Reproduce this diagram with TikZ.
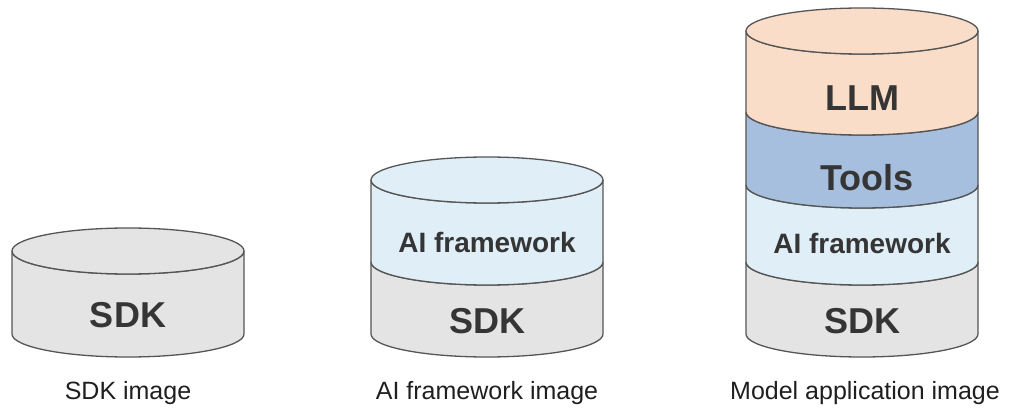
\documentclass[tikz,border=0pt]{standalone}
\usepackage{fontspec}
\setmainfont{Liberation Sans}
\usetikzlibrary{positioning}
\definecolor{sdkgray}{HTML}{E4E4E4}
\definecolor{aiblue}{HTML}{DFEEF7}
\definecolor{toolblue}{HTML}{A6BFDF}
\definecolor{llmpeach}{HTML}{F9DDC9}
\definecolor{edgegray}{HTML}{555555}
\definecolor{labelgray}{HTML}{353535}
% one slab of a stack: centre x, top y, bottom y, fill
\newcommand{\diskpart}[4]{%
  \filldraw[disk,fill=#4] (#1-116,-#2) -- (#1-116,-#3)
    arc[start angle=180,end angle=360,x radius=116pt,y radius=23pt]
    -- (#1+116,-#2)
    arc[start angle=360,end angle=180,x radius=116pt,y radius=23pt] -- cycle;}
\newcommand{\disktop}[3]{%
  \filldraw[disk,fill=#3] (#1,-#2) ellipse[x radius=116pt,y radius=23pt];}

\begin{document}
\begin{tikzpicture}[x=1pt,y=1pt,
    disk/.style={draw=edgegray,line width=1.3pt,line join=round},
    every node/.style={text=labelgray,inner sep=0pt},
    lbl/.style={font=\fontsize{36}{42}\selectfont\bfseries,anchor=base},
    lblsmall/.style={font=\fontsize{28}{34}\selectfont\bfseries,anchor=base},
    caption/.style={font=\fontsize{25}{30}\selectfont,text=black!88,anchor=base}]
    \useasboundingbox (0,0) rectangle (1027,-414);

    % SDK image
    \diskpart{128}{251}{334}{sdkgray}
    \disktop{128}{251}{sdkgray}
    \node[lbl] (sdkA) at (128,-327) {SDK};
    \node[caption] (capA) at (128,-399) {SDK image};

    % AI framework image
    \diskpart{487}{262}{334}{sdkgray}
    \diskpart{487}{180}{262}{aiblue}
    \disktop{487}{180}{aiblue}
    \node[lbl] (sdkB) at (487,-333) {SDK};
    \node[lblsmall] (aiB) at (487,-252) {AI framework};
    \node[caption] (capB) at (487,-399) {AI framework image};

    % Model application image
    \diskpart{862}{262}{334}{sdkgray}
    \diskpart{862}{185}{262}{aiblue}
    \diskpart{862}{112}{185}{toolblue}
    \diskpart{862}{31}{112}{llmpeach}
    \disktop{862}{31}{llmpeach}
    \node[lbl] (sdkC) at (862,-333) {SDK};
    \node[lblsmall] (aiC) at (862,-253) {AI framework};
    \node[lbl] (toolsC) at (867,-190) {Tools};
    \node[lbl] (llmC) at (862,-111) {LLM};
    \node[caption] (capC) at (865,-399) {Model application image};
\end{tikzpicture}
\end{document}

§ **WHAT IS REQUIRED**
Your task is an exact transcription of all the data, minus the pictures.

§ **SOLVED PROBLEM**
Reproduce this diagram with TikZ.
\documentclass[tikz,border=0pt]{standalone}
\usepackage{fontspec}
\setmainfont{Liberation Sans}
\usetikzlibrary{positioning}
\definecolor{sdkgray}{HTML}{E4E4E4}
\definecolor{aiblue}{HTML}{DFEEF7}
\definecolor{toolblue}{HTML}{A6BFDF}
\definecolor{llmpeach}{HTML}{F9DDC9}
\definecolor{edgegray}{HTML}{555555}
\definecolor{labelgray}{HTML}{353535}
% one slab of a stack: centre x, top y, bottom y, fill
\newcommand{\diskpart}[4]{%
  \filldraw[disk,fill=#4] (#1-116,-#2) -- (#1-116,-#3)
    arc[start angle=180,end angle=360,x radius=116pt,y radius=23pt]
    -- (#1+116,-#2)
    arc[start angle=360,end angle=180,x radius=116pt,y radius=23pt] -- cycle;}
\newcommand{\disktop}[3]{%
  \filldraw[disk,fill=#3] (#1,-#2) ellipse[x radius=116pt,y radius=23pt];}

\begin{document}
\begin{tikzpicture}[x=1pt,y=1pt,
    disk/.style={draw=edgegray,line width=1.3pt,line join=round},
    every node/.style={text=labelgray,inner sep=0pt},
    lbl/.style={font=\fontsize{36}{42}\selectfont\bfseries,anchor=base},
    lblsmall/.style={font=\fontsize{28}{34}\selectfont\bfseries,anchor=base},
    caption/.style={font=\fontsize{25}{30}\selectfont,text=black!88,anchor=base}]
    \useasboundingbox (0,0) rectangle (1027,-414);

    % SDK image
    \diskpart{128}{251}{334}{sdkgray}
    \disktop{128}{251}{sdkgray}
    \node[lbl] (sdkA) at (128,-327) {SDK};
    \node[caption] (capA) at (128,-399) {SDK image};

    % AI framework image
    \diskpart{487}{262}{334}{sdkgray}
    \diskpart{487}{180}{262}{aiblue}
    \disktop{487}{180}{aiblue}
    \node[lbl] (sdkB) at (487,-333) {SDK};
    \node[lblsmall] (aiB) at (487,-252) {AI framework};
    \node[caption] (capB) at (487,-399) {AI framework image};

    % Model application image
    \diskpart{862}{262}{334}{sdkgray}
    \diskpart{862}{185}{262}{aiblue}
    \diskpart{862}{112}{185}{toolblue}
    \diskpart{862}{31}{112}{llmpeach}
    \disktop{862}{31}{llmpeach}
    \node[lbl] (sdkC) at (862,-333) {SDK};
    \node[lblsmall] (aiC) at (862,-253) {AI framework};
    \node[lbl] (toolsC) at (867,-190) {Tools};
    \node[lbl] (llmC) at (862,-111) {LLM};
    \node[caption] (capC) at (865,-399) {Model application image};
\end{tikzpicture}
\end{document}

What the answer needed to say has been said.